- _Set problem_
In the entries that follow, the first line to write out is the one containing "Reproduce this screenshot", and the last is the one containing "ilości spożywanego alkoholu?</text>". Reproduce that stretch exactly, with nothing before or after it.

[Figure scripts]
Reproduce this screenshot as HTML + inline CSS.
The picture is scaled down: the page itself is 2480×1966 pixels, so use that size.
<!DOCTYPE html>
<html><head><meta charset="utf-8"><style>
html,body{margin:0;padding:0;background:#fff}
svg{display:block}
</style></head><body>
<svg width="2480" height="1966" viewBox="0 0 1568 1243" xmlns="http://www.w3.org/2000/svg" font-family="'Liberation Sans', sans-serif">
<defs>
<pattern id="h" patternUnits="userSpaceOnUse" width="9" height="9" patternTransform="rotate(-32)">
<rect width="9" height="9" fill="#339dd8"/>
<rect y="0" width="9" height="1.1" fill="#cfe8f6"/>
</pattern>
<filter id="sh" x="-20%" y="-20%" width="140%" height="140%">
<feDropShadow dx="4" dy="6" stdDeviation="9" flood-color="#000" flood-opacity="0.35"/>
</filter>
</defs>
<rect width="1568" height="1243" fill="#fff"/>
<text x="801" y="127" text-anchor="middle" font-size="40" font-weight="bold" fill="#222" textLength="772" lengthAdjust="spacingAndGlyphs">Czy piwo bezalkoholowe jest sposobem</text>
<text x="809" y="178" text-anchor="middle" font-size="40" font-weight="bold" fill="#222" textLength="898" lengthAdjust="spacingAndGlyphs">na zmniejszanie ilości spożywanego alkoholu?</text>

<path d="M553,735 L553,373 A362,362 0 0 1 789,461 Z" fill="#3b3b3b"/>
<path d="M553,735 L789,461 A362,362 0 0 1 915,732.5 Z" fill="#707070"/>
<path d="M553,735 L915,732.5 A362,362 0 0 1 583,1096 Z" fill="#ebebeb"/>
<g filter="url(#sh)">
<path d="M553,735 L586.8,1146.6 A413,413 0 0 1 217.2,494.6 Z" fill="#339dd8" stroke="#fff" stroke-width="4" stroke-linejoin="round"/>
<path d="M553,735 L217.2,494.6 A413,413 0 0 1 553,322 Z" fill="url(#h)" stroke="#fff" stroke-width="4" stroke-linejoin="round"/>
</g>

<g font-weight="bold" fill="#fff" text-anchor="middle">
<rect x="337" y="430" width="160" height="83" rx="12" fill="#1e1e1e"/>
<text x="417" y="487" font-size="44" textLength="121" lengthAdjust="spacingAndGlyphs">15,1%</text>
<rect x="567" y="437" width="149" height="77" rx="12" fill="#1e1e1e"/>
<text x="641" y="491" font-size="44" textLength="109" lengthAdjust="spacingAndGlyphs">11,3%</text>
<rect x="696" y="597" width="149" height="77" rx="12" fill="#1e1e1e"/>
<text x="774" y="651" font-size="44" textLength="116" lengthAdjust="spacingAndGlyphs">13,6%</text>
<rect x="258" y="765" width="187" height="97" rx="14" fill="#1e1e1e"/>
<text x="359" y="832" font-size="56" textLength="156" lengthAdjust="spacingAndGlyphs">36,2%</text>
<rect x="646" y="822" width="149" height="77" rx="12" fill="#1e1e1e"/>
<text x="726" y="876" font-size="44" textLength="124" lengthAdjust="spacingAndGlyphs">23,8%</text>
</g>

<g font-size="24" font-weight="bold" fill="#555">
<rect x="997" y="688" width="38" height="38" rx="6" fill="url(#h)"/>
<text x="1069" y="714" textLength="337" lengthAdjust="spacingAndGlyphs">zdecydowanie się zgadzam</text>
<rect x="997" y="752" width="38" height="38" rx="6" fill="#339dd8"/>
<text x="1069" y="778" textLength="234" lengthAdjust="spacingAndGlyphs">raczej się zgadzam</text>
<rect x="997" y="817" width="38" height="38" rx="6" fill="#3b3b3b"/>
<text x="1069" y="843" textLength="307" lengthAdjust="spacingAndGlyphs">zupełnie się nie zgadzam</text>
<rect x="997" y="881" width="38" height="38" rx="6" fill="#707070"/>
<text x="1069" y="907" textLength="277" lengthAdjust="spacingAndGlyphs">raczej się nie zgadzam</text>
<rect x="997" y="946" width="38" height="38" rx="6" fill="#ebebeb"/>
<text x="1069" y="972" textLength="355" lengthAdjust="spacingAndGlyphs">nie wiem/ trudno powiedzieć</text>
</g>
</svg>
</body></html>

---

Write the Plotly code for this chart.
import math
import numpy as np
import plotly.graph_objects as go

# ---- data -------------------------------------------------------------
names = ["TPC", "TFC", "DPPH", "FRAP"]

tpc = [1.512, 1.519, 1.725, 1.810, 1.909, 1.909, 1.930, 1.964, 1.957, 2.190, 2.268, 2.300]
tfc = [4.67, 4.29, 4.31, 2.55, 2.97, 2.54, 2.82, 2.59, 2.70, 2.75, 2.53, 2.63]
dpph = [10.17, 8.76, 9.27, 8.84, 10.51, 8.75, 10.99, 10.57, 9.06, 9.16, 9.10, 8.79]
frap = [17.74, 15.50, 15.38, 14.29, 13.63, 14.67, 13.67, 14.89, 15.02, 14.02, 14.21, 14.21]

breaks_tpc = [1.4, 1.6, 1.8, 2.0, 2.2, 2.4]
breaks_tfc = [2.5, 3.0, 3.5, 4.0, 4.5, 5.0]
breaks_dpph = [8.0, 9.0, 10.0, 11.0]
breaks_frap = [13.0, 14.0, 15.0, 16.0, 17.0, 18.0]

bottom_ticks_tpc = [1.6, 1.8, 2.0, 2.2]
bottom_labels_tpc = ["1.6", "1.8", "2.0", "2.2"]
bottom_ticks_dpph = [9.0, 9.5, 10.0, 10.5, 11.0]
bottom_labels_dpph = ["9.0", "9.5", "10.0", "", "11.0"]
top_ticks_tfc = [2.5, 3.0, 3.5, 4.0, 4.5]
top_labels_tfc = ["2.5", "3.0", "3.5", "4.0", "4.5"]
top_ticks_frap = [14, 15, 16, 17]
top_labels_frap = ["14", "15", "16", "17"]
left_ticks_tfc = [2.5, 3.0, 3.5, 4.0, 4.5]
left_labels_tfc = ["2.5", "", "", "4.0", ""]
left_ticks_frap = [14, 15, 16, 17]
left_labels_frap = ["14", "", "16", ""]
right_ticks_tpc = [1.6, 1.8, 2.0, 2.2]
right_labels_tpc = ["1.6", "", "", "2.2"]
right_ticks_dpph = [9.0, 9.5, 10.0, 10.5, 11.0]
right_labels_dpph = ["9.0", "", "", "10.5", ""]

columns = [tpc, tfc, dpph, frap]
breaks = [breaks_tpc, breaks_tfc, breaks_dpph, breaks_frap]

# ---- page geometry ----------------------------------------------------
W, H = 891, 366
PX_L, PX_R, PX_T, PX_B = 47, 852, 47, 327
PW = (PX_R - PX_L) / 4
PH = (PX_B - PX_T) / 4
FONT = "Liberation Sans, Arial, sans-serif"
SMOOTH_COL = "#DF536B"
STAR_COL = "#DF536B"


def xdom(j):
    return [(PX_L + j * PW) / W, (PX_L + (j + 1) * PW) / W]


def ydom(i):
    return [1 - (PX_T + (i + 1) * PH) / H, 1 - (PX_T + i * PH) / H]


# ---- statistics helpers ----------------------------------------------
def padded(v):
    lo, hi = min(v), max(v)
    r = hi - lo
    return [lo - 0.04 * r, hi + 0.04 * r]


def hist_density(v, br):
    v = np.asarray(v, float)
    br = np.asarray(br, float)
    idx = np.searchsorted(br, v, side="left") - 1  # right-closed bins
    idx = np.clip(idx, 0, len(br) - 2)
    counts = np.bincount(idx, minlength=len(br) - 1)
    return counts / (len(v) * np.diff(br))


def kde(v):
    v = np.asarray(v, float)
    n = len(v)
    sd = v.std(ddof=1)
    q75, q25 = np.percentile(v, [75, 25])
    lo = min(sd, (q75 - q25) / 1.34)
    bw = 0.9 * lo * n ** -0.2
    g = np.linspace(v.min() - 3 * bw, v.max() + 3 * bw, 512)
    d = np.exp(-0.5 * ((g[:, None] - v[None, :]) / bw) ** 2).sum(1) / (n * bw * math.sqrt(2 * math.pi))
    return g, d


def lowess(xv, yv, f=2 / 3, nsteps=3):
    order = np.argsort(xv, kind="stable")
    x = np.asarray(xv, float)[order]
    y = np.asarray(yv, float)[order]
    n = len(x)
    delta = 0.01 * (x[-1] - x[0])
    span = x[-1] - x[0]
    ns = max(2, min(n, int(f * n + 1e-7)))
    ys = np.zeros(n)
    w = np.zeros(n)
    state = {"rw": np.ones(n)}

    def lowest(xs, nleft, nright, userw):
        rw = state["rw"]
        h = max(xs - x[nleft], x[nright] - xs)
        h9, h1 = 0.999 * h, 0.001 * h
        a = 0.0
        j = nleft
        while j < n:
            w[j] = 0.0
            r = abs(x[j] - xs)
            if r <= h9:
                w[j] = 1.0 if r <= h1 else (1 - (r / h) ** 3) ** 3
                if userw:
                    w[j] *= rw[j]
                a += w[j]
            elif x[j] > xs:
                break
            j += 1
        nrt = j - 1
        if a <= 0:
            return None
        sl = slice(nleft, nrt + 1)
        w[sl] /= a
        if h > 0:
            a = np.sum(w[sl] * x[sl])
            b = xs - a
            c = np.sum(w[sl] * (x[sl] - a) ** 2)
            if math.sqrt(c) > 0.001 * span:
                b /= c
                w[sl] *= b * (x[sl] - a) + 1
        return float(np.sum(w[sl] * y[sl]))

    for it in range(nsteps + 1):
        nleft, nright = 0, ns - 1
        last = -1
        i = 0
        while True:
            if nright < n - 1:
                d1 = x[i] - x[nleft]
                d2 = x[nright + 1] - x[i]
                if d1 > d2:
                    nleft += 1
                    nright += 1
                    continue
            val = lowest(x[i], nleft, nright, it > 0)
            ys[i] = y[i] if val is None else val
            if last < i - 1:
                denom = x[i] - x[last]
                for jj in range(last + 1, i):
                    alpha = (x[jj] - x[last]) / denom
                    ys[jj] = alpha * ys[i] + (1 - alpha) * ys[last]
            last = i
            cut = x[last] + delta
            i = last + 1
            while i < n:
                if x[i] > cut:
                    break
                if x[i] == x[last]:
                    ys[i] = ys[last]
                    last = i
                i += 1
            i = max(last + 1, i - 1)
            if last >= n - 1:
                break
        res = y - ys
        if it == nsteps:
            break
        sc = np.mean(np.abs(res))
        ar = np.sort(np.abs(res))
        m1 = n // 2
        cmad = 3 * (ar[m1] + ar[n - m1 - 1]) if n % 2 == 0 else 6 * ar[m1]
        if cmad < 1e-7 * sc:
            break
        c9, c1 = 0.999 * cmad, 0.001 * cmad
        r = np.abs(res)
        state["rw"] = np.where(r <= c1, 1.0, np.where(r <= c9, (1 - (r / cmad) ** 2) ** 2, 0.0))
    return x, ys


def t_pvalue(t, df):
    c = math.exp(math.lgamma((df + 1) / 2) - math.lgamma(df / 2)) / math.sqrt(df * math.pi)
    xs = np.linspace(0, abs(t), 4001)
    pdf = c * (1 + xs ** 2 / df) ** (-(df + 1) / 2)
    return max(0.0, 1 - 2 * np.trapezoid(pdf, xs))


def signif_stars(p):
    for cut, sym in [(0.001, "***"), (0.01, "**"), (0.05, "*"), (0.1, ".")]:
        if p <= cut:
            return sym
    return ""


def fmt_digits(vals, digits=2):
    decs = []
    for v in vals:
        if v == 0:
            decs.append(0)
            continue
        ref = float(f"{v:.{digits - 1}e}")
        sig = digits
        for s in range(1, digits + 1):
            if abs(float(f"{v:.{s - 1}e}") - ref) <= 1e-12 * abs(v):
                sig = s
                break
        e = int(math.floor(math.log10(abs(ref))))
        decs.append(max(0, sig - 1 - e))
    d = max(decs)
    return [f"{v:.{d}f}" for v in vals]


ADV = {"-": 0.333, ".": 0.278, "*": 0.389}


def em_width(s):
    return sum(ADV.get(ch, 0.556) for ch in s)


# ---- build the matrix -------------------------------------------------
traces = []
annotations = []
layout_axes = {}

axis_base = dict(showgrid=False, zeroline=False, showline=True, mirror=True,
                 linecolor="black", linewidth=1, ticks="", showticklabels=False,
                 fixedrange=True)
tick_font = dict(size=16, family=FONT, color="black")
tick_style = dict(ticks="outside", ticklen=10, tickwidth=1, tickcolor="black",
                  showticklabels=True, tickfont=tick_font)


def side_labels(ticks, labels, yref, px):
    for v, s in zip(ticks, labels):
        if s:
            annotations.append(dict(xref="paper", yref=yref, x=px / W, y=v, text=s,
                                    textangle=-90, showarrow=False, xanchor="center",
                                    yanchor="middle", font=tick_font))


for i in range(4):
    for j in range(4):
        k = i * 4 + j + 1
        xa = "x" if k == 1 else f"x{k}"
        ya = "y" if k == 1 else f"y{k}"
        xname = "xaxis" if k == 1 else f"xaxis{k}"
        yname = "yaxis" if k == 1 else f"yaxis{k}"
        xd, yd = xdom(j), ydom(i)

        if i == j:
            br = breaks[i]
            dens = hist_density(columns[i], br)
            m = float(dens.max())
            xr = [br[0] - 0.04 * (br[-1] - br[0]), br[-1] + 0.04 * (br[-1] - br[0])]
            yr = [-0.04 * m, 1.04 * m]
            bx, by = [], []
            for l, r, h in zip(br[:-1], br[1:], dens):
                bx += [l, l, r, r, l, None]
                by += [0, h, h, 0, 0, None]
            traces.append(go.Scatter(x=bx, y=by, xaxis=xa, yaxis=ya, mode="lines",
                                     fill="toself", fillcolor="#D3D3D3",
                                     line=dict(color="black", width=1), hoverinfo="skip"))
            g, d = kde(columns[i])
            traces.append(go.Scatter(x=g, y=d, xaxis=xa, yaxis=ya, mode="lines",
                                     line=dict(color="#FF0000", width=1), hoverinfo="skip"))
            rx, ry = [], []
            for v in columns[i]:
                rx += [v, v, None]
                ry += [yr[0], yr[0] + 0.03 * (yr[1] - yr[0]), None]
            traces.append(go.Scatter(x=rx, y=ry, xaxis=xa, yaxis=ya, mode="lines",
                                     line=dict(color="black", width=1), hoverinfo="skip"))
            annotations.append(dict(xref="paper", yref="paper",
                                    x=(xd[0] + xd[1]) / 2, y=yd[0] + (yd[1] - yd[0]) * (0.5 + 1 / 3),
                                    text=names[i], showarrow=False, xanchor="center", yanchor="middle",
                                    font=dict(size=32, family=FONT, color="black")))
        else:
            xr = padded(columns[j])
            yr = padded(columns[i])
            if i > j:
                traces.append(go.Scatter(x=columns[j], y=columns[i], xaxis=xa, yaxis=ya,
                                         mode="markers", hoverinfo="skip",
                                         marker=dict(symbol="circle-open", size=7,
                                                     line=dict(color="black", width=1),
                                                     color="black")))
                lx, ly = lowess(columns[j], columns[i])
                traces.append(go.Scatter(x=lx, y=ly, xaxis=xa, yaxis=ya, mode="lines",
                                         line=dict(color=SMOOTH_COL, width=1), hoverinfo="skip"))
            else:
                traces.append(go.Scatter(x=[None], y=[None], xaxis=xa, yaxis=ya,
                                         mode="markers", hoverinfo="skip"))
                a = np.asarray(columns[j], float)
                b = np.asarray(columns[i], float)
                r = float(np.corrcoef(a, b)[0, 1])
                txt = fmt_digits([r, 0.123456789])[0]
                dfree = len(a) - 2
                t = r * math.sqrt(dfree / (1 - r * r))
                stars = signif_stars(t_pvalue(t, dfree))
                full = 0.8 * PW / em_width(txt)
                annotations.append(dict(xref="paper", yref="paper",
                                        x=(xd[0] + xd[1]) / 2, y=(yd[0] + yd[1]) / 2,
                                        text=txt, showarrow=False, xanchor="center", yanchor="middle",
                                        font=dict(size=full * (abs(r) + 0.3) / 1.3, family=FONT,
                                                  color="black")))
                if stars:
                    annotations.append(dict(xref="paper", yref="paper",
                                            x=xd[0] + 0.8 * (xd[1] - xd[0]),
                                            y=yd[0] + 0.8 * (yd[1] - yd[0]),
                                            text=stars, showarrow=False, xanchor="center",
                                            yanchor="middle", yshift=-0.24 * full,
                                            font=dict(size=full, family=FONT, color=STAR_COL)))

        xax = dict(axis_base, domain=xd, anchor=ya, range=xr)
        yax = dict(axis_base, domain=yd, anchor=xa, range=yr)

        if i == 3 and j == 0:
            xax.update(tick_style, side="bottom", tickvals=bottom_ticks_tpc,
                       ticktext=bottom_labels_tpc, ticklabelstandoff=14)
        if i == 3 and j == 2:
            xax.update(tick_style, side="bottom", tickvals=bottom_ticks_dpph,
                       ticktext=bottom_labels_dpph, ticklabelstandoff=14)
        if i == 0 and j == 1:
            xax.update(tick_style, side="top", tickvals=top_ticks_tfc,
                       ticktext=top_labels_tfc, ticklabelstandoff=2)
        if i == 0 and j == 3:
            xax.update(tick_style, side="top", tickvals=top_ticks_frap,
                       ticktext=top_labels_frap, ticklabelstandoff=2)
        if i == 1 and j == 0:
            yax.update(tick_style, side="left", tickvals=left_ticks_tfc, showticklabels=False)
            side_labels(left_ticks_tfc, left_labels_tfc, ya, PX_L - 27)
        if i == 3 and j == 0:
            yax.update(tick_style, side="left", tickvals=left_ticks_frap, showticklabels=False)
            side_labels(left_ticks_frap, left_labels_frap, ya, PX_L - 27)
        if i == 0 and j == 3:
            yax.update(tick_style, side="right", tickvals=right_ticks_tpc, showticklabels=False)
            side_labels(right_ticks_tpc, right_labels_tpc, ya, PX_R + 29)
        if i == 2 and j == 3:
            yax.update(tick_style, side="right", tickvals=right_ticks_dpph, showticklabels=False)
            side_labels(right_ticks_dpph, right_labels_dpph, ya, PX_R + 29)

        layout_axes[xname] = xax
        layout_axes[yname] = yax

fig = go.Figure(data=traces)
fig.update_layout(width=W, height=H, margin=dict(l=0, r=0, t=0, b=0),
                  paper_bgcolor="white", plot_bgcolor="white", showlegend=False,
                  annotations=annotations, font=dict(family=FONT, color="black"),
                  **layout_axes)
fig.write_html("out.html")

--

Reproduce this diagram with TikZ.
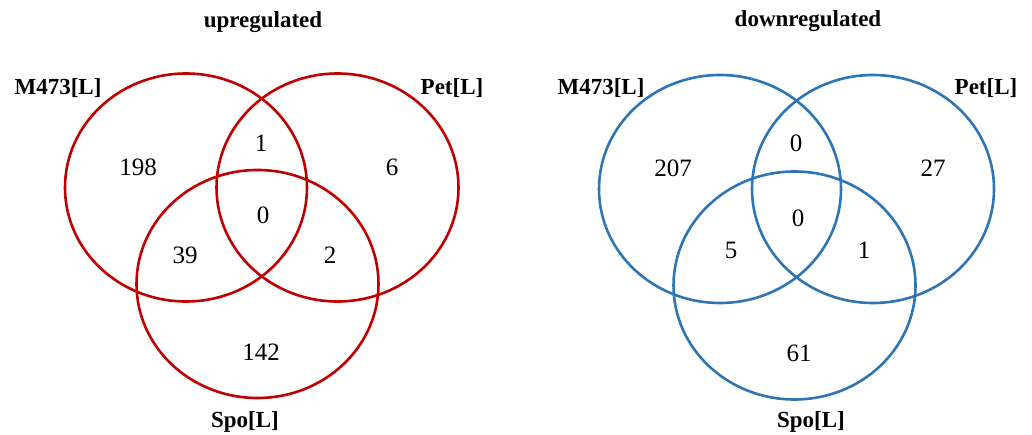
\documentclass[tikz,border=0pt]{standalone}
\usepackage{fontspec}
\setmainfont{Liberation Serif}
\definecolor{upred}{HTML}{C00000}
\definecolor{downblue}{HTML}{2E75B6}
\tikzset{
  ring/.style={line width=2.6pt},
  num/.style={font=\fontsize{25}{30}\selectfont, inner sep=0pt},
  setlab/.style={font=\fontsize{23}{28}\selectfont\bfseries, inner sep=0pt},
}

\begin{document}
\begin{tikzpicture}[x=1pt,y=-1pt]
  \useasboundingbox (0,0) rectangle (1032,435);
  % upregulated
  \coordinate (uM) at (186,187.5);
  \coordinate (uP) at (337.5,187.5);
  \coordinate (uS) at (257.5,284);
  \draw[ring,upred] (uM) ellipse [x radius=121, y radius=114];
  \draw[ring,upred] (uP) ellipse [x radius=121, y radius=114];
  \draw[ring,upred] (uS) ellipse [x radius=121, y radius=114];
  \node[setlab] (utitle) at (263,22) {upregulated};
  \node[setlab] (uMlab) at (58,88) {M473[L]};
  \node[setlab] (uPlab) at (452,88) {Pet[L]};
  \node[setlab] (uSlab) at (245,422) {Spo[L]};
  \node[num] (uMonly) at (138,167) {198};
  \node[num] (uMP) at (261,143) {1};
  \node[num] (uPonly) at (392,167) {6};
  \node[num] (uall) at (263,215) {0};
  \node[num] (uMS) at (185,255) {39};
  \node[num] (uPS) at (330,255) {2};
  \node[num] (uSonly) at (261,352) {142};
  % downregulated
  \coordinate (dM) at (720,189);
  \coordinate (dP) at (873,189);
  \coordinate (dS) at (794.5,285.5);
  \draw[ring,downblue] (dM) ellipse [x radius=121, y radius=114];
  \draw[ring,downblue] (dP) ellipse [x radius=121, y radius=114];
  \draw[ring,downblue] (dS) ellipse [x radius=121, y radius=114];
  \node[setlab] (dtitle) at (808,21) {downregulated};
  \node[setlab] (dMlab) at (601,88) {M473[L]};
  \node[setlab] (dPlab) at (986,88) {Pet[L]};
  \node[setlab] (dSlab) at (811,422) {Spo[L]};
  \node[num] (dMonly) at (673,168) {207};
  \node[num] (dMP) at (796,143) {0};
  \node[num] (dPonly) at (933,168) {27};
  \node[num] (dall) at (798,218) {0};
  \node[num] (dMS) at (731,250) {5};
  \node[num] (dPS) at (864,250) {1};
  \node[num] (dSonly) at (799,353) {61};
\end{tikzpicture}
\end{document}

- _Task answer_
Reproduce this screenshot as HTML + inline CSS.
The picture is scaled down: the page itself is 2480×1966 pixels, so use that size.
<!DOCTYPE html>
<html><head><meta charset="utf-8"><style>
html,body{margin:0;padding:0;background:#fff}
svg{display:block}
</style></head><body>
<svg width="2480" height="1966" viewBox="0 0 1568 1243" xmlns="http://www.w3.org/2000/svg" font-family="'Liberation Sans', sans-serif">
<defs>
<pattern id="h" patternUnits="userSpaceOnUse" width="9" height="9" patternTransform="rotate(-32)">
<rect width="9" height="9" fill="#339dd8"/>
<rect y="0" width="9" height="1.1" fill="#cfe8f6"/>
</pattern>
<filter id="sh" x="-20%" y="-20%" width="140%" height="140%">
<feDropShadow dx="4" dy="6" stdDeviation="9" flood-color="#000" flood-opacity="0.35"/>
</filter>
</defs>
<rect width="1568" height="1243" fill="#fff"/>
<text x="801" y="127" text-anchor="middle" font-size="40" font-weight="bold" fill="#222" textLength="772" lengthAdjust="spacingAndGlyphs">Czy piwo bezalkoholowe jest sposobem</text>
<text x="809" y="178" text-anchor="middle" font-size="40" font-weight="bold" fill="#222" textLength="898" lengthAdjust="spacingAndGlyphs">na zmniejszanie ilości spożywanego alkoholu?</text>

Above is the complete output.